M. Thein a expliqué que lui et ses compatriotes canadiens de la diaspora birmane se sentent mal à l'aise à l'idée de traverser la frontière canado-américaine, et que certains ont déjà commencé à annuler leurs projets de participation à des conférences ou de visite à leur famille.

«Nous ne savons vraiment pas, et même si, techniquement, les personnes nées (au Myanmar) mais qui sont citoyens canadiens devraient pouvoir y aller, nous n'en sommes vraiment pas sûrs», a-t-il ajouté.

M. Thein a souligné que la nouvelle interdiction de voyager aux États-Unis est entrée en vigueur quelques jours après l'adoption par le Canada de nouvelles mesures de sécurité frontalière qui, si elles étaient adoptées, limiteraient la capacité des personnes à demander l'asile au Canada.

Les critiques et les groupes de défense des droits qualifient cette vaste législation sur la sécurité frontalière de menace pour les libertés civiles dans le système d'immigration et d'asile.
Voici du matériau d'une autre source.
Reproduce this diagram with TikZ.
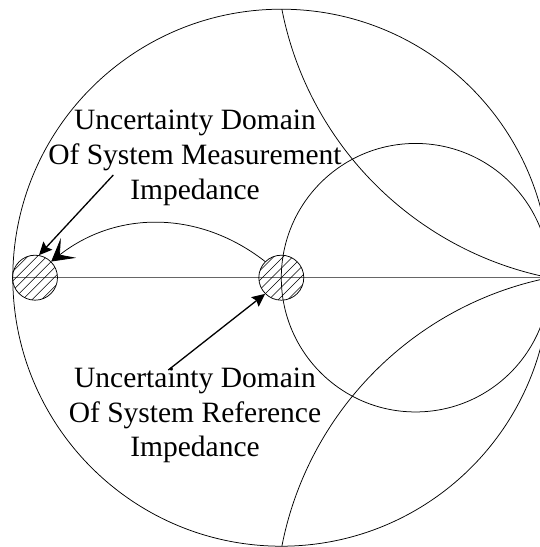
\documentclass[tikz,border=0pt]{standalone}
\usepackage{fontspec}
\setmainfont{Liberation Serif}
\usetikzlibrary{arrows.meta,calc}
\begin{document}
\begin{tikzpicture}[x=1pt,y=1pt,
  chartline/.style={line width=0.75pt},
  axisline/.style={line width=1pt, black!60},
  udomain/.style={circle, draw, line width=0.75pt, minimum size=45pt, inner sep=0pt,
    path picture={\foreach \k in {-6,...,6}{\draw[line width=0.6pt] ($(path picture bounding box.center)+(\k*9.5-40,-40)$) -- ++(80,80);}}},
  notetext/.style={align=center, font=\fontsize{29.5}{34.7}\selectfont, inner sep=0pt, anchor=base},
  ptrarrow/.style={line width=1.3pt, -{Stealth[length=13pt,width=12pt,inset=2pt]}},
  movearrow/.style={line width=0.75pt, -{Stealth[length=22pt,width=25pt,inset=11pt]}}
]
\useasboundingbox (0,0) rectangle (540,547);
\clip (0,0) rectangle (540,547);
\coordinate (O) at (281.3,269.3);
\draw[chartline] (O) circle (268.5);
\draw[chartline] (415.55,269.3) circle (134.25);
\begin{scope}
  \clip (O) circle (268.5);
  \draw[chartline] (616,603.2) circle (340.4);
  \draw[chartline] (616,-64.6) circle (340.4);
\end{scope}
\draw[axisline] (12.8,269.3) -- (549.8,269.3);
\node[udomain] (lc) at (35,269.3) {};
\node[udomain] (rc) at (O) {};
\node[notetext] (meas) at (195,347.8) {Uncertainty Domain\\Of System Measurement\\Impedance};
\node[notetext] (ref) at (195,90) {Uncertainty Domain\\Of System Reference\\Impedance};
\coordinate (m1) at (113.3,372);
\coordinate (r1) at (168.3,177);
\draw[ptrarrow] (m1) -- (lc.80);
\draw[ptrarrow] (r1) -- (rc.225);
\draw[movearrow] (rc.135) to[bend right=38] (lc.45);
\end{tikzpicture}
\end{document}
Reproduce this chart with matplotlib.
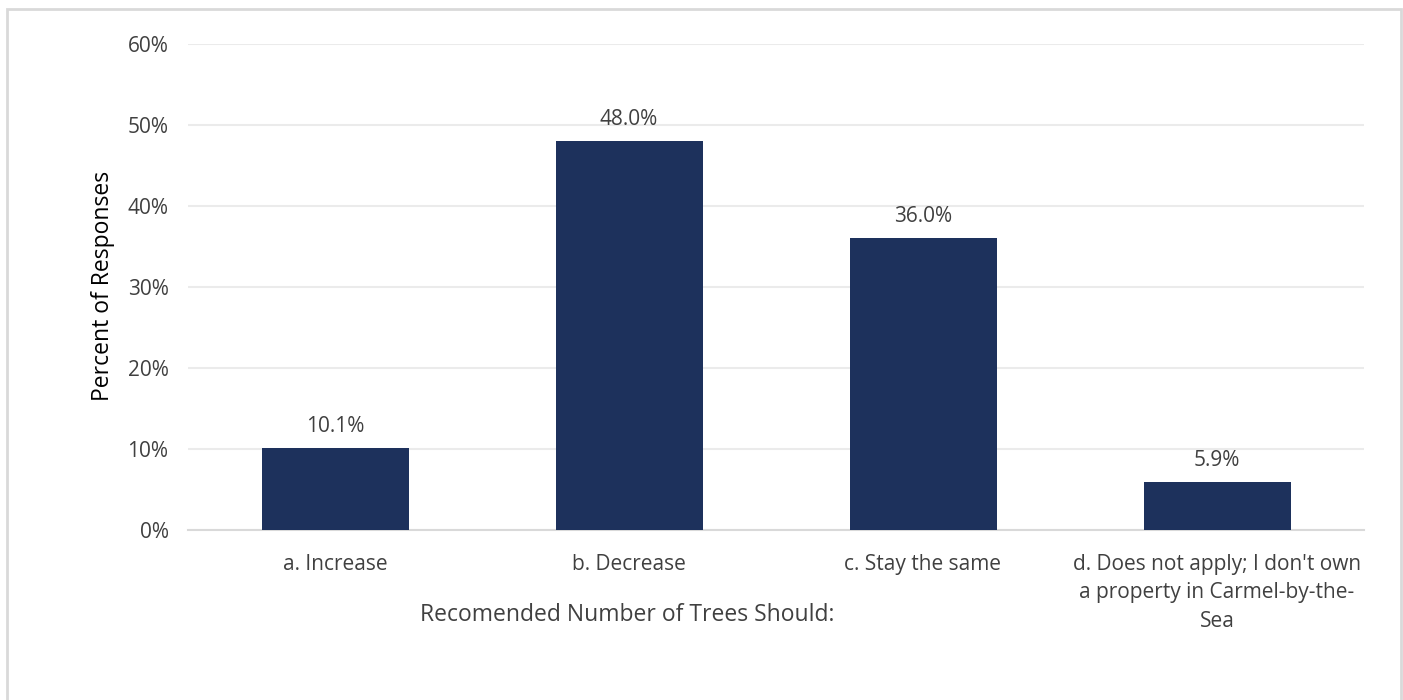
import matplotlib
matplotlib.use("Agg")
import matplotlib.pyplot as plt
from matplotlib.patches import Rectangle
from matplotlib.ticker import FuncFormatter

categories = ["a. Increase", "b. Decrease", "c. Stay the same",
              "d. Does not apply; I don't own\na property in Carmel-by-the-\nSea"]
values = [10.1, 48.0, 36.0, 5.9]
yticks = [0, 10, 20, 30, 40, 50, 60]

plt.rcParams['font.family'] = ['Open Sans', 'DejaVu Sans']
fig = plt.figure(figsize=(14.03, 7.0), dpi=100)
ax = fig.add_axes([188/1403, 1-530/700, (1364-188)/1403, (530-44)/700])

# figure border
fig.patches.append(Rectangle((7/1403, -0.01), (1401-7)/1403, 1-9/700+0.01,
                             transform=fig.transFigure, fill=False,
                             edgecolor="#D9D9D9", linewidth=2))

x = list(range(len(categories)))
bars = ax.bar(x, values, width=0.5, color="#1D315C", zorder=3)
for xi, v in zip(x, values):
    ax.annotate(f"{v:.1f}%", (xi, v), xytext=(0, 8), textcoords="offset points",
                ha="center", va="bottom", fontsize=15, color="#404040")

ax.set_xlim(-0.5, 3.5)
ax.set_ylim(0, 60)
ax.set_yticks(yticks)
ax.yaxis.set_major_formatter(FuncFormatter(lambda v, p: f"{v:.0f}%"))
ax.set_xticks(x)
ax.set_xticklabels(categories, fontsize=15, color="#404040", linespacing=1.48)
ax.tick_params(axis="y", labelsize=15, labelcolor="#404040", length=0, pad=14)
ax.tick_params(axis="x", length=0, pad=17)
ax.grid(axis="y", color="#EBEBEB", linewidth=1.5, zorder=0)
for s in ["top", "right", "left"]:
    ax.spines[s].set_visible(False)
ax.spines["bottom"].set_color("#D9D9D9")
ax.spines["bottom"].set_linewidth(1.5)
fig.text(627/1403, 1-615/700, "Recomended Number of Trees Should:", fontsize=16.5,
         color="#404040", ha="center", va="center")
fig.text(103/1403, 1-286/700, "Percent of Responses", fontsize=16.5, rotation=90,
         color="#000000", ha="center", va="center")

fig.savefig("out.png", dpi=100, facecolor="white")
Le gouvernement affirme que le projet de loi de 127 pages présenté lundi vise à assurer la sécurité des frontières, à lutter contre le crime organisé transnational, à endiguer le flux de fentanyl mortel et à lutter contre le blanchiment d'argent.

Une modification proposée au projet de loi libéral empêcherait les personnes résidant au Canada depuis plus d'un an de présenter une demande d'asile. Cette modification n'affecterait pas les demandes déjà soumises, mais serait rétroactive au 3 juin, si le projet de loi est adopté.

«Cela a été une double peine pour mes amis qui sont au Canada, qui ne sont pas citoyens canadiens mais qui sont originaires du Myanmar, car ils ont déjà traversé plus de quatre ans de lutte personnelle, a-t-il ajouté. Restreindre l'accès à la Commission de l'immigration et du statut de réfugié du Canada (CISR) ou à l'asile aux personnes ayant déjà étudié ici pourrait être très dramatique pour ces personnes.»

La diaspora érythréenne aussi préoccupée

Dawit Demoz, vice-président du Centre communautaire érythréen-canadien de Toronto, a indiqué que son organisation était «profondément préoccupée» par les conséquences de la nouvelle interdiction de voyager aux États-Unis pour la diaspora érythréenne.

Il a ajouté que de nombreuses familles de la communauté érythréenne au sud de la frontière restent séparées en raison de la crise politique et humanitaire qui sévit dans leur pays d'origine, et que la nouvelle interdiction complique encore davantage leurs efforts de réunification.

«(L'interdiction) crée une peur et une incertitude supplémentaires pour ceux qui recherchent la sécurité et des liens au-delà des frontières, a-t-il soutenu. Pour notre communauté, des politiques comme celle-ci n'ont pas seulement un impact sur les voyages, elles aggravent l'isolement, retardent les réunifications et aggravent le fardeau émotionnel des personnes déplacées.»

— Avec des informations de l'Associated Press.